» Stored data:
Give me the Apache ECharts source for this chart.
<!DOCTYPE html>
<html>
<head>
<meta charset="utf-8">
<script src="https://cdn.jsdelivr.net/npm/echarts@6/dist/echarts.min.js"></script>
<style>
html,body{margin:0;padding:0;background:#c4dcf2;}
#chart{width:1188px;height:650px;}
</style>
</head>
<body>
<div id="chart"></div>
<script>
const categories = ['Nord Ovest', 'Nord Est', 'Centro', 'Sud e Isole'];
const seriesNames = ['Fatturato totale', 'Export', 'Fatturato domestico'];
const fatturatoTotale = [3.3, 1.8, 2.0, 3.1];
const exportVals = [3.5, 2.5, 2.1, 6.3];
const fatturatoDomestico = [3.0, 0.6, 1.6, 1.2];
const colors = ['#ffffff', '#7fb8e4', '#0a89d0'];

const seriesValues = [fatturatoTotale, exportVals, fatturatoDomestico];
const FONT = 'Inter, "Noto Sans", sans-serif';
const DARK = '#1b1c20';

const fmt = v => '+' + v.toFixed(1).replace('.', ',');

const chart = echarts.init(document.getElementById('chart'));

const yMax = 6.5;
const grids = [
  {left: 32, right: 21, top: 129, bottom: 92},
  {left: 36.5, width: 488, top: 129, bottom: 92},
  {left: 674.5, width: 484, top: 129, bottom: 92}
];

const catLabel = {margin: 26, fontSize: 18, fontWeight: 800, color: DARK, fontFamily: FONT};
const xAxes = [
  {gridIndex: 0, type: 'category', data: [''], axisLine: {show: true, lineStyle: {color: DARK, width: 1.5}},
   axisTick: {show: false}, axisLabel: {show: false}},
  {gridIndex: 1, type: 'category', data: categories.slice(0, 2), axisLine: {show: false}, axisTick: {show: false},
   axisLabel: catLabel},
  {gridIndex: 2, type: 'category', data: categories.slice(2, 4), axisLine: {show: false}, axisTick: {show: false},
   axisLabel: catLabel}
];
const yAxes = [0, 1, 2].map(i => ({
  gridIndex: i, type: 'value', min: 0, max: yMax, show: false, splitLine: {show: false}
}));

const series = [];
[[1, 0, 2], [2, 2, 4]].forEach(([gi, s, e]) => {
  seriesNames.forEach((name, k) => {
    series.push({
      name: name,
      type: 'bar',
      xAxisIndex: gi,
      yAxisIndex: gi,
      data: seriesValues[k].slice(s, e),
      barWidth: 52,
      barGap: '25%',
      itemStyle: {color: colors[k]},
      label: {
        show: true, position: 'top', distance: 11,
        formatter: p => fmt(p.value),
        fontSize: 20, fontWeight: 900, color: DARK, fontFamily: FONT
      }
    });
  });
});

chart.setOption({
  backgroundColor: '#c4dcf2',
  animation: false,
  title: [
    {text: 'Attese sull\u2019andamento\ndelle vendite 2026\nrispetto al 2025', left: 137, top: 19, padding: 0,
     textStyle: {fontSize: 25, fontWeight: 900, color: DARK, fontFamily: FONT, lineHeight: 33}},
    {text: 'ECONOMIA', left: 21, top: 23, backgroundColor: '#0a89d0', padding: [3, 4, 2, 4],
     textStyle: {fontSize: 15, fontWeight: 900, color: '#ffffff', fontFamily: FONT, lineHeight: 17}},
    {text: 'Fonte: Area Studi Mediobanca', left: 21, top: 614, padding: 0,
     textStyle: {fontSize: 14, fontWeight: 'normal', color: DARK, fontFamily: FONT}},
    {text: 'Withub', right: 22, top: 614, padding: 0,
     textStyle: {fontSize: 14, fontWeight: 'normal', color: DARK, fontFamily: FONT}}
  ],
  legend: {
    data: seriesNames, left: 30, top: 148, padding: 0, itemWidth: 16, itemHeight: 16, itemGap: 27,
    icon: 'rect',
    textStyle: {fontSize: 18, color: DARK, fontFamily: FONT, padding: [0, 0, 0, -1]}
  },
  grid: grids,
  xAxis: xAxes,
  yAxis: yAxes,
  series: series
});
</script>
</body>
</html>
--
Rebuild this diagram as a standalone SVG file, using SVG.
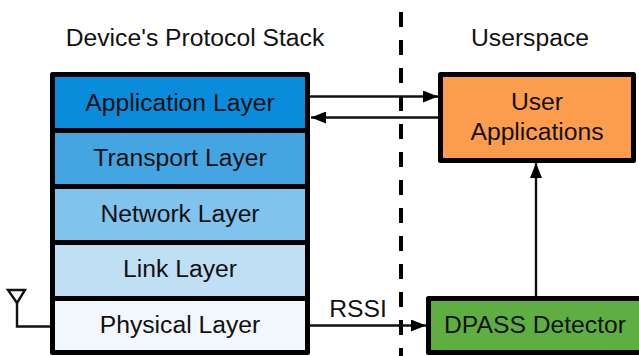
* * *
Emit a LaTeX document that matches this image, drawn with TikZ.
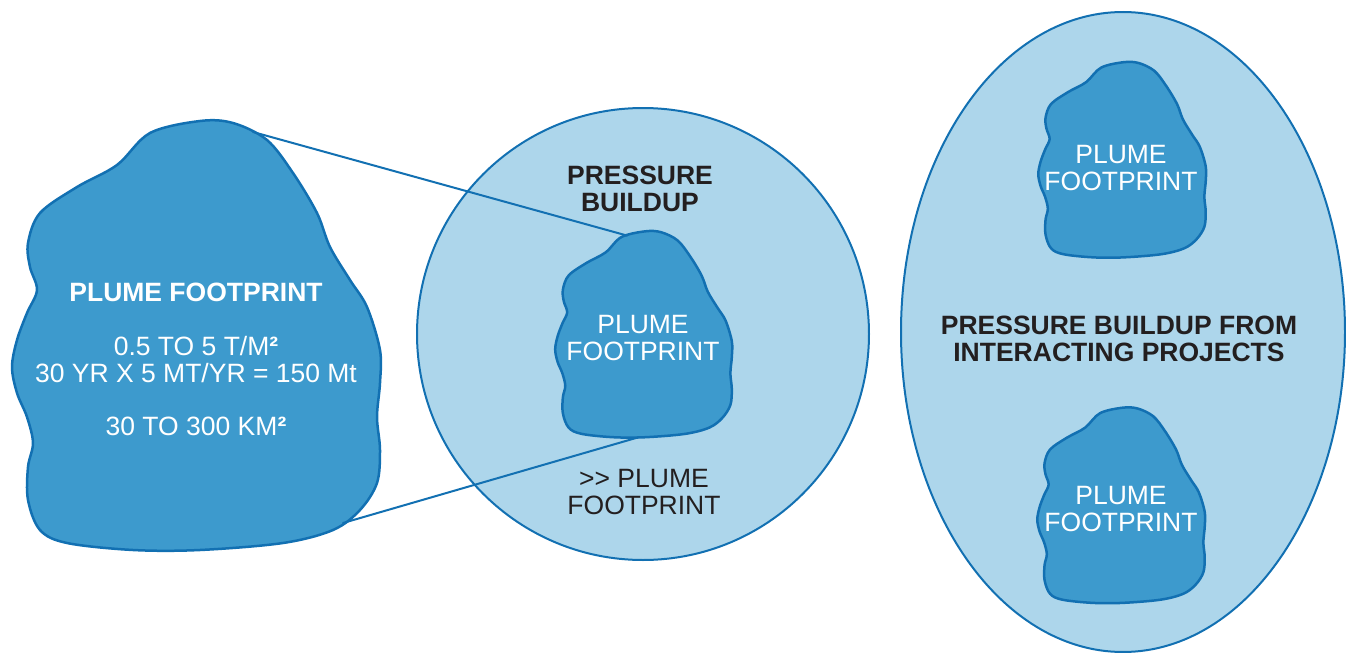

» To do:
Across the entries, how many lines hold the word "document"? Say only the number.

» Reply:
2